2.2. De aanvraag om een toevoeging ten behoeve van [appellant] heeft betrekking op een geschil over de ontbinding van een overeenkomst voor de levering van televisie- en radiosignalen door @Home wegens het niet betalen van € 91,20. Het financieel belang blijft daarmee beneden de in artikel 4, tweede lid, van het Brt bepaalde grens. Het geschil hier aan de orde spitst zich toe op de vraag of sprake is van zwaarwegende belangen, welke afwijking van artikel 4, tweede lid, van het Brt, rechtvaardigen.

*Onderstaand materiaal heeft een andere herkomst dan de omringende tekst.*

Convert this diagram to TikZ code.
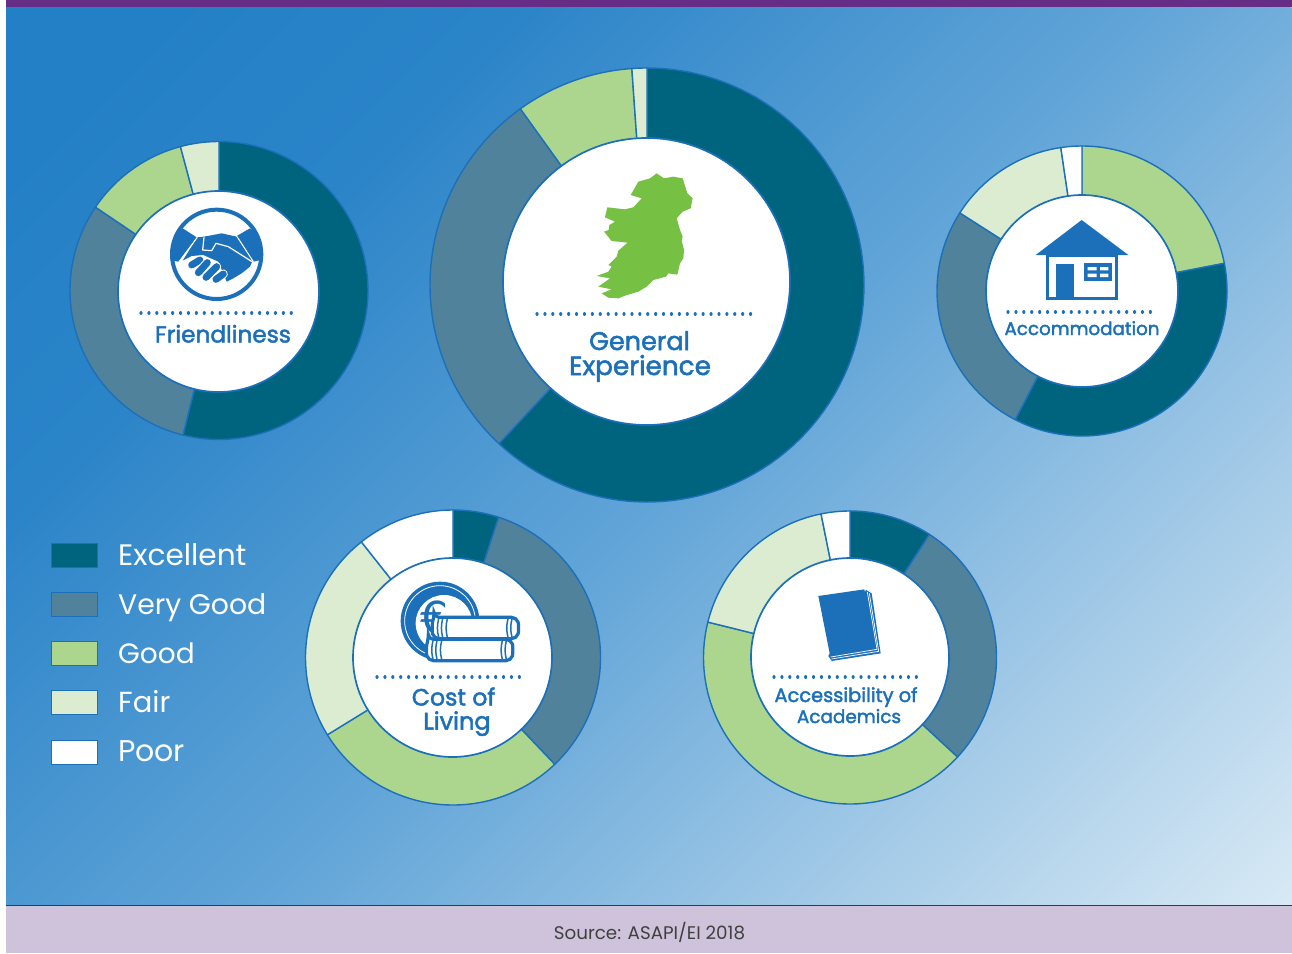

2.3. [appellant] betoogt dat de rechtbank heeft miskend dat hij een zwaarwegend belang heeft bij de ontvangst van radio- en televisiesignalen. Hij voert aan dat de rechtbank in dit verband ten onrechte van belang heeft geacht of hij voor het ontvangen van radio- en televisiesignalen is aangewezen op levering door @Home. Volgens [appellant] was de overeenkomst financieel aantrekkelijk en is het gezien zijn visuele handicap moeilijk een andere aanbieder van radio- en televisiesignalen te vinden.
2.4. Het betoog faalt. [appellant] heeft niet aannemelijk gemaakt dat hij geen gebruik kan maken van alternatieve kabelmaatschappijen en voor de ontvangst van radio- en televisiesignalen afhankelijk is van kabelmaatschappij @Home. De ontvangst van radio- en televisiesignalen via @Home kan dan ook niet worden aangemerkt als een zwaarwegend immaterieel belang. Verder heeft [appellant] niet aannemelijk gemaakt dat anderszins sprake is van zwaarwegende belangen in de zin van artikel 4, zevende lid, van het Brt. De rechtbank heeft terecht en op de goede gronden overwogen dat het besluit van 16 juli 2007 in stand kan blijven.
2.5. Het hoger beroep is ongegrond. De aangevallen uitspraak dient te worden bevestigd.
2.6. Voor een proceskostenveroordeling bestaat geen aanleiding.
De Afdeling bestuursrechtspraak van de Raad van State
Recht doende in naam der Koningin:
bevestigt de aangevallen uitspraak.
Aldus vastgesteld door mr. S.F.M. Wortmann, lid van de enkelvoudige kamer, in tegenwoordigheid van mr. R.F.J. Bindels, ambtenaar van Staat.